GOAL =>
Among the entries that follow, locate the line with "Emit a Python" and the line with "plt.rcParams['axes.linewidth'] = 1.0". Output those lines and all lines in between, exactly, minus the pictures.

________________________

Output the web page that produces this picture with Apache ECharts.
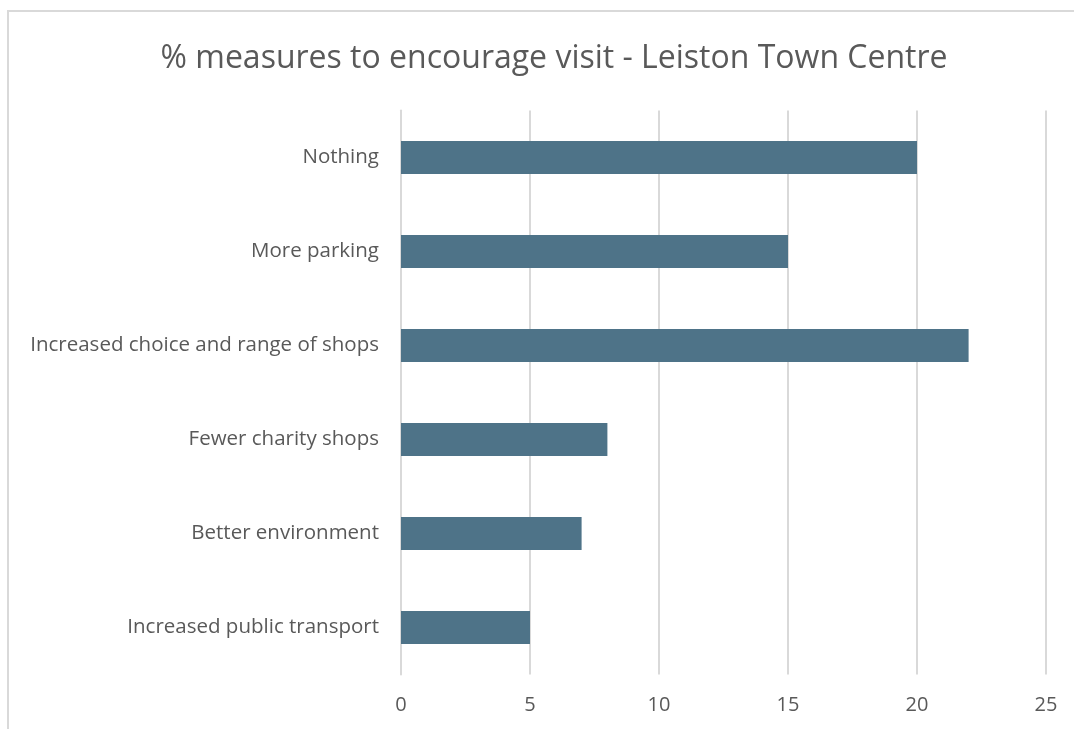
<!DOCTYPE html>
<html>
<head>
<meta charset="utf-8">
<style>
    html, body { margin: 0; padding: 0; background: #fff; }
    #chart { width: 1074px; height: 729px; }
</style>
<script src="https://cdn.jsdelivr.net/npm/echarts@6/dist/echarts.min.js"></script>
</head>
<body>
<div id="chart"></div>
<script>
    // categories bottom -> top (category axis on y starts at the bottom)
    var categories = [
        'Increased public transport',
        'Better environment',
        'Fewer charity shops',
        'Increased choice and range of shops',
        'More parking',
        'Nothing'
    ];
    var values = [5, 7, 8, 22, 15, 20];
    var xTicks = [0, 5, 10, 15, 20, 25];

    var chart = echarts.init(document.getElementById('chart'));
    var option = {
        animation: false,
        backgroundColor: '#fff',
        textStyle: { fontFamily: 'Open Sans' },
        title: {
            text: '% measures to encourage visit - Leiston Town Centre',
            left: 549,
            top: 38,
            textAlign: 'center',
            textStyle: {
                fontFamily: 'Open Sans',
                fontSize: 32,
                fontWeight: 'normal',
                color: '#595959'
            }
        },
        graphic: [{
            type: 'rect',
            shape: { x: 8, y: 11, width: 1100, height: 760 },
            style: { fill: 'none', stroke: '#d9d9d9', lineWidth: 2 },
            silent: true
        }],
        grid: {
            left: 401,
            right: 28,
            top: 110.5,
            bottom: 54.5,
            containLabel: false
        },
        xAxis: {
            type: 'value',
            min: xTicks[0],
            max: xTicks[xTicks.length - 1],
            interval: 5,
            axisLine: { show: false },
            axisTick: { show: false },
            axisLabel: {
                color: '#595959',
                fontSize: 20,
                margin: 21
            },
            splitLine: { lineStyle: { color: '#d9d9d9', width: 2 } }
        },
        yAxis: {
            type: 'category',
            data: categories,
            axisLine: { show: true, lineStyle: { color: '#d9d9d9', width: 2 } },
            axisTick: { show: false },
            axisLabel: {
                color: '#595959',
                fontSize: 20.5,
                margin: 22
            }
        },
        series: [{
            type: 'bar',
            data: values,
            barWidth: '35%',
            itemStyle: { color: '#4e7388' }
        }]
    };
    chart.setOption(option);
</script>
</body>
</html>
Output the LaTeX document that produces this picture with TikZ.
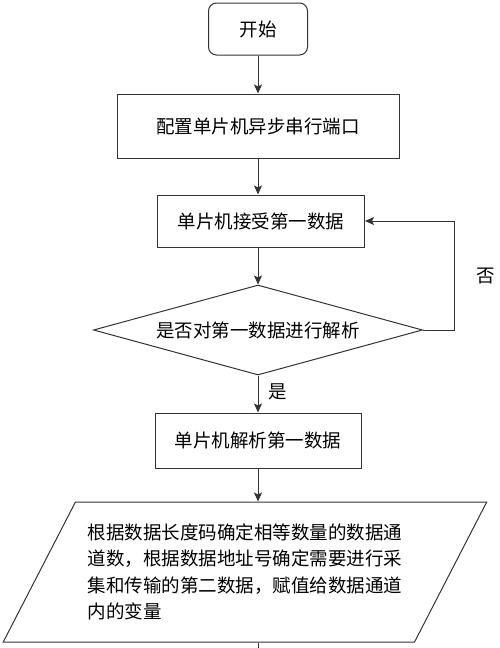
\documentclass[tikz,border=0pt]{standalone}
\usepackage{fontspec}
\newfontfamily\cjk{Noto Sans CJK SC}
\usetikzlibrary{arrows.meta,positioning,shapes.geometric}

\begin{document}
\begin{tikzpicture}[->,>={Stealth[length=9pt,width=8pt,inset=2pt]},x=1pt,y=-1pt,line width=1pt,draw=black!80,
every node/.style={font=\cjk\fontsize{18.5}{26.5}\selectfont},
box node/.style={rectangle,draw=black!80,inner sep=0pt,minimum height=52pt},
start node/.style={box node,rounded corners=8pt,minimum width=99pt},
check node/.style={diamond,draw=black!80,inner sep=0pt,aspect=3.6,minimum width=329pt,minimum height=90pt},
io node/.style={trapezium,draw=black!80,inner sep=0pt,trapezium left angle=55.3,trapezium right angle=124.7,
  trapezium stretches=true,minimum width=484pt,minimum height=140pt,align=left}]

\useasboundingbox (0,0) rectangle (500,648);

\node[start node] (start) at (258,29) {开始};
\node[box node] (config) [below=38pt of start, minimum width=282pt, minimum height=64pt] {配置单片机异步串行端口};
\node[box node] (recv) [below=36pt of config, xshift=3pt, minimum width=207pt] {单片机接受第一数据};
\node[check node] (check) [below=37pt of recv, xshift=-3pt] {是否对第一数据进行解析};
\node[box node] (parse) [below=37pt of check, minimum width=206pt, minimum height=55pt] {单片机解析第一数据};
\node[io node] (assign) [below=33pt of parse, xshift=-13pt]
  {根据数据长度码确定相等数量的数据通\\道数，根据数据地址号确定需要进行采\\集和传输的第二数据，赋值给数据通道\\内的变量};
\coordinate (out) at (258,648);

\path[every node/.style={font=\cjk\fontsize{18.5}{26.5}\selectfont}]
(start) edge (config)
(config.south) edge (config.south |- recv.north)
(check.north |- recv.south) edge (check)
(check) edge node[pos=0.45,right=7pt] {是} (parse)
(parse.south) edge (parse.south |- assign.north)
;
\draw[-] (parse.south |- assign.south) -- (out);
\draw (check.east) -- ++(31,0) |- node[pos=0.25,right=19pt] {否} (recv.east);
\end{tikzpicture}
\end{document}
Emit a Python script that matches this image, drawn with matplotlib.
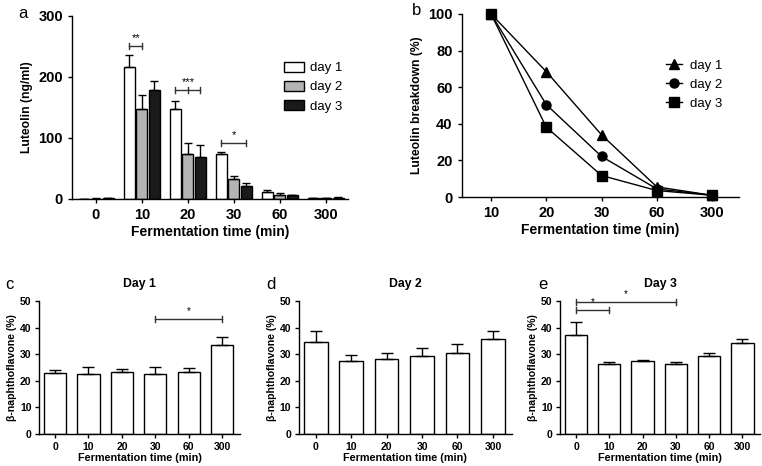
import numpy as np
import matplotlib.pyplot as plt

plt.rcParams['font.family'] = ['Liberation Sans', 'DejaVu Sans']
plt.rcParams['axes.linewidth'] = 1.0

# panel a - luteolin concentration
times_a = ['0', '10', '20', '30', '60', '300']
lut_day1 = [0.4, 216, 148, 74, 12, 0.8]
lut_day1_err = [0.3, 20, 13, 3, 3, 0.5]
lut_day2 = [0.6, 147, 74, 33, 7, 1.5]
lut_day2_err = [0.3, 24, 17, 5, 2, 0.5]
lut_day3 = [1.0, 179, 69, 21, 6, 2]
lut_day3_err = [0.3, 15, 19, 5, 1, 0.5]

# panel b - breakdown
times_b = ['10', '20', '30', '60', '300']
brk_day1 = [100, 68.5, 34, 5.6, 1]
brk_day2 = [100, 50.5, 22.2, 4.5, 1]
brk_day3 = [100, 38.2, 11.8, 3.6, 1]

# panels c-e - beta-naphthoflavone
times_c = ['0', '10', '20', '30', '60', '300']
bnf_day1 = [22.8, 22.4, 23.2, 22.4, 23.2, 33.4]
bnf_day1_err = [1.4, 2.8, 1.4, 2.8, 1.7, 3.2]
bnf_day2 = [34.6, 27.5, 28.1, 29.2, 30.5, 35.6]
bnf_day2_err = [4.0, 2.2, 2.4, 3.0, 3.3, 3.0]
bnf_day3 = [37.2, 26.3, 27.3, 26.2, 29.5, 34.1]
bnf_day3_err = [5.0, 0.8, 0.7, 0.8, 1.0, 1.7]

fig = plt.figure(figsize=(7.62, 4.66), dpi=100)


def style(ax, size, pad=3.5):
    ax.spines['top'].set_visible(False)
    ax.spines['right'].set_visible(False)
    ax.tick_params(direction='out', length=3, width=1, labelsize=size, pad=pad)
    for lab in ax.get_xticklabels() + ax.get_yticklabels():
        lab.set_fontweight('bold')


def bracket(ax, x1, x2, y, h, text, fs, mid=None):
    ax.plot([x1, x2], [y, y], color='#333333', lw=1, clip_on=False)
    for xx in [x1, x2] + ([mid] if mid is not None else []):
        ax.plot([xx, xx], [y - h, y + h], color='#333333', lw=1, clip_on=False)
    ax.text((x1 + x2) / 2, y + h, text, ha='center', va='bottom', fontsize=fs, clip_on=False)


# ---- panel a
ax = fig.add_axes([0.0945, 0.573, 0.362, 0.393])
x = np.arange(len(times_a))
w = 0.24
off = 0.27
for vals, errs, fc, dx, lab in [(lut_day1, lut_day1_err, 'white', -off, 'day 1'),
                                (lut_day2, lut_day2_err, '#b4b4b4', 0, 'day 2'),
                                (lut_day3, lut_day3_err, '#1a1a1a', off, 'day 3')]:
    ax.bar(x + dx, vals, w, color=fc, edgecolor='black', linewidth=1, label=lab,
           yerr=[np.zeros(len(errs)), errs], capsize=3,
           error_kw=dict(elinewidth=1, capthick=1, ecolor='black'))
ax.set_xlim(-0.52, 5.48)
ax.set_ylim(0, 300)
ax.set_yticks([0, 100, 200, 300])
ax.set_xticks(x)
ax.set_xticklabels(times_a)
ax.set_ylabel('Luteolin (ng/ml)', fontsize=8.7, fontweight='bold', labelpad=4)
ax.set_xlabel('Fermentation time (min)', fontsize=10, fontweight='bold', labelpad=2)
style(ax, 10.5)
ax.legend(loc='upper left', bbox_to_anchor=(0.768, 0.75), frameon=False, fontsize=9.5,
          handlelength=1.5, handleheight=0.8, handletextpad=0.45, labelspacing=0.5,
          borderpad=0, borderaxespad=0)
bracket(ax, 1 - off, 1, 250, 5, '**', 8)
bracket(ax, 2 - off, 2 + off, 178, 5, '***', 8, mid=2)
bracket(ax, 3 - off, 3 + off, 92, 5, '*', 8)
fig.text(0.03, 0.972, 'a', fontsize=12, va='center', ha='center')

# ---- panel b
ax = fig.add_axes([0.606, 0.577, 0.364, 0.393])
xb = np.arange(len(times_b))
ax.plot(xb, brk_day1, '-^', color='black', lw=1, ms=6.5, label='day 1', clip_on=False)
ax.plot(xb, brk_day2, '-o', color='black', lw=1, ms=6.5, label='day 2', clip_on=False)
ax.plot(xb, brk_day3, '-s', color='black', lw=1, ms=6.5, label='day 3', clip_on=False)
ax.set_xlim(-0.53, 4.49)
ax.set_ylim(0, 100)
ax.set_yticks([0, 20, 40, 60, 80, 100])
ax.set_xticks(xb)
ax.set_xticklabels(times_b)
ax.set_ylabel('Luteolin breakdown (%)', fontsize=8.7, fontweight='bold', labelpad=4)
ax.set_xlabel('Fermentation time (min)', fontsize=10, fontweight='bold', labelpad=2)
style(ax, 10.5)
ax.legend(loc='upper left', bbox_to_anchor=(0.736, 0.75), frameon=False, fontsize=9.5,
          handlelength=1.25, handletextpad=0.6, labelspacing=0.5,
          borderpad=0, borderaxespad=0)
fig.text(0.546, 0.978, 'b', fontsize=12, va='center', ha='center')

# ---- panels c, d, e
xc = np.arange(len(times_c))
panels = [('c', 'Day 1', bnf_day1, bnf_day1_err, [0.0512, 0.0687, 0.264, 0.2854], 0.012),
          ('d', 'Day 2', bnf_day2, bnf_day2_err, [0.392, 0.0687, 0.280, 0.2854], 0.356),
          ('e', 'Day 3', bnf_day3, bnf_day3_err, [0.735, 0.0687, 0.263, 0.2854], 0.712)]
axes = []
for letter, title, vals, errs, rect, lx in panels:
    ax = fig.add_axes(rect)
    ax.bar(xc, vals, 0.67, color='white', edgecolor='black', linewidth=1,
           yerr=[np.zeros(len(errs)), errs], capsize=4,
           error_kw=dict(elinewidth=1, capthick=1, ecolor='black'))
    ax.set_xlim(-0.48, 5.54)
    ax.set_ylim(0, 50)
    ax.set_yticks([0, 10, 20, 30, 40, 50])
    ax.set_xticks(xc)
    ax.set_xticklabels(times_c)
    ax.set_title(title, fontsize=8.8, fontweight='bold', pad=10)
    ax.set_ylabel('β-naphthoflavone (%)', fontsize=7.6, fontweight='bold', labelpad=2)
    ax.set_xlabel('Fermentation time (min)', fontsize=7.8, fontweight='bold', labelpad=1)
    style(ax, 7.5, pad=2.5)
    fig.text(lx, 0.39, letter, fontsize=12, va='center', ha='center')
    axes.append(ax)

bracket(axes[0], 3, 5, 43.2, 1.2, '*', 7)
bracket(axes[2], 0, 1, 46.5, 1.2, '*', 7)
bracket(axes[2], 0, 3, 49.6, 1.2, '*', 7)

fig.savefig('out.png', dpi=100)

________________________

FULL OUTPUT =>
Emit a Python script that matches this image, drawn with matplotlib.
import numpy as np
import matplotlib.pyplot as plt

plt.rcParams['font.family'] = ['Liberation Sans', 'DejaVu Sans']
plt.rcParams['axes.linewidth'] = 1.0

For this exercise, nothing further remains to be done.